#### [What the task requires]
Do not repeat pictures. Repeat exactly the lines of the listing below from its first line through the line with "const yTicks = [0,1,2,3,4];".

#### [Dataset section]
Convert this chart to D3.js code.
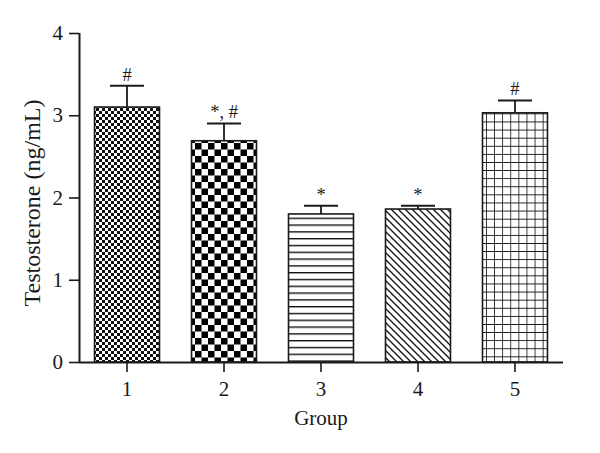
<!DOCTYPE html>
<html><head><meta charset="utf-8">
<script src="https://cdn.jsdelivr.net/npm/d3@7"></script>
<style>body{margin:0;background:#fff}svg{display:block}</style>
</head><body><div id="c"></div>
<script>
const groups = ["1","2","3","4","5"];
const means = [3.10, 2.69, 1.80, 1.86, 3.03];
const errs = [0.26, 0.21, 0.10, 0.04, 0.15];
const marks = ["#", "*, #", "*", "*", "#"];
const yTicks = [0,1,2,3,4];

const W=600,H=453;
const svg=d3.select("#c").append("svg").attr("width",W).attr("height",H);
const mLeft=79,mRight=563,mTop=33,mBottom=362;
const x=d3.scaleBand().domain(groups).range([mLeft,mRight]).paddingInner(0.33).paddingOuter(0.16);
const y=d3.scaleLinear().domain([0,4]).range([mBottom,mTop]);
const ink="#1a1a1a";
const font="Liberation Serif";
const defs=svg.append("defs");
const p1=defs.append("pattern").attr("id","p1").attr("patternUnits","userSpaceOnUse").attr("width",6).attr("height",6);
p1.append("rect").attr("width",6).attr("height",6).attr("fill","#fff");
p1.append("rect").attr("x",0).attr("y",0).attr("width",3).attr("height",3).attr("fill","#111");
p1.append("rect").attr("x",3).attr("y",3).attr("width",3).attr("height",3).attr("fill","#111");
const p2=defs.append("pattern").attr("id","p2").attr("patternUnits","userSpaceOnUse").attr("width",13).attr("height",13);
p2.append("rect").attr("width",13).attr("height",13).attr("fill","#fff");
p2.append("rect").attr("x",0).attr("y",0).attr("width",6.5).attr("height",6.5).attr("fill","#000");
p2.append("rect").attr("x",6.5).attr("y",6.5).attr("width",6.5).attr("height",6.5).attr("fill","#000");
const p3=defs.append("pattern").attr("id","p3").attr("patternUnits","userSpaceOnUse").attr("width",10).attr("height",6.8);
p3.append("rect").attr("width",10).attr("height",6.8).attr("fill","#fff");
p3.append("line").attr("x1",0).attr("x2",10).attr("y1",0.7).attr("y2",0.7).attr("stroke","#111").attr("stroke-width",1.4);
const p4=defs.append("pattern").attr("id","p4").attr("patternUnits","userSpaceOnUse").attr("width",7).attr("height",7);
p4.append("rect").attr("width",7).attr("height",7).attr("fill","#fff");
p4.append("path").attr("d","M-1,-1 L8,8 M-1,6 L1,8 M6,-1 L8,1").attr("stroke","#111").attr("stroke-width",1.3);
const p5=defs.append("pattern").attr("id","p5").attr("patternUnits","userSpaceOnUse").attr("width",8.1).attr("height",8.1);
p5.append("rect").attr("width",8.1).attr("height",8.1).attr("fill","#fff");
p5.append("path").attr("d","M0,0 H8.1 M0,0 V8.1").attr("stroke","#111").attr("stroke-width",1.6);
const fills=["url(#p1)","url(#p2)","url(#p3)","url(#p4)","url(#p5)"];

const g=svg.append("g");
const ann=svg.append("g").attr("opacity",0.999);
groups.forEach((k,i)=>{
  const cx=x(k)+x.bandwidth()/2;
  const yt=y(means[i]+errs[i]);
  g.append("line").attr("x1",cx).attr("x2",cx).attr("y1",y(means[i])).attr("y2",yt).attr("stroke",ink).attr("stroke-width",1.8);
  g.append("line").attr("x1",cx-17).attr("x2",cx+17).attr("y1",yt).attr("y2",yt).attr("stroke",ink).attr("stroke-width",2);
  ann.append("text").attr("x",cx).attr("y",yt-5).attr("text-anchor","middle")
    .attr("font-family",font).attr("font-size",18.5).attr("fill",ink).text(marks[i]);
});
svg.append("g").selectAll("rect").data(groups).join("rect")
  .attr("x",d=>x(d)).attr("width",x.bandwidth())
  .attr("y",(d,i)=>y(means[i])).attr("height",(d,i)=>y(0)-y(means[i]))
  .attr("fill",(d,i)=>fills[i]).attr("stroke",ink).attr("stroke-width",1.6);

const ya=svg.append("g").attr("transform",`translate(${mLeft},0)`)
  .call(d3.axisLeft(y).tickValues(yTicks).tickFormat(d3.format("d")).tickSize(10).tickSizeOuter(0).tickPadding(6));
const xa=svg.append("g").attr("transform",`translate(0,${mBottom})`)
  .call(d3.axisBottom(x).tickSize(10).tickSizeOuter(0).tickPadding(9));
[ya,xa].forEach(a=>{
  a.select(".domain").attr("stroke",ink).attr("stroke-width",2);
  a.selectAll(".tick line").attr("stroke",ink).attr("stroke-width",1.6);
  a.selectAll("text").attr("font-family",font).attr("font-size",21).attr("fill",ink);
});
xa.select(".domain").attr("d",`M${mLeft},0.5H${mRight}`);
ya.select(".domain").attr("d",`M0.5,${mBottom}V${mTop}`);

svg.append("text").attr("x",(mLeft+mRight)/2).attr("y",425).attr("text-anchor","middle")
  .attr("font-family",font).attr("font-size",21).attr("fill",ink).text("Group");
svg.append("text").attr("transform",`translate(40,203) rotate(-90)`).attr("text-anchor","middle")
  .attr("font-family",font).attr("font-size",24).attr("fill",ink).text("Testosterone (ng/mL)");
</script></body></html>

#### [Answer for this exercise]
Convert this chart to D3.js code.
<!DOCTYPE html>
<html><head><meta charset="utf-8">
<script src="https://cdn.jsdelivr.net/npm/d3@7"></script>
<style>body{margin:0;background:#fff}svg{display:block}</style>
</head><body><div id="c"></div>
<script>
const groups = ["1","2","3","4","5"];
const means = [3.10, 2.69, 1.80, 1.86, 3.03];
const errs = [0.26, 0.21, 0.10, 0.04, 0.15];
const marks = ["#", "*, #", "*", "*", "#"];
const yTicks = [0,1,2,3,4];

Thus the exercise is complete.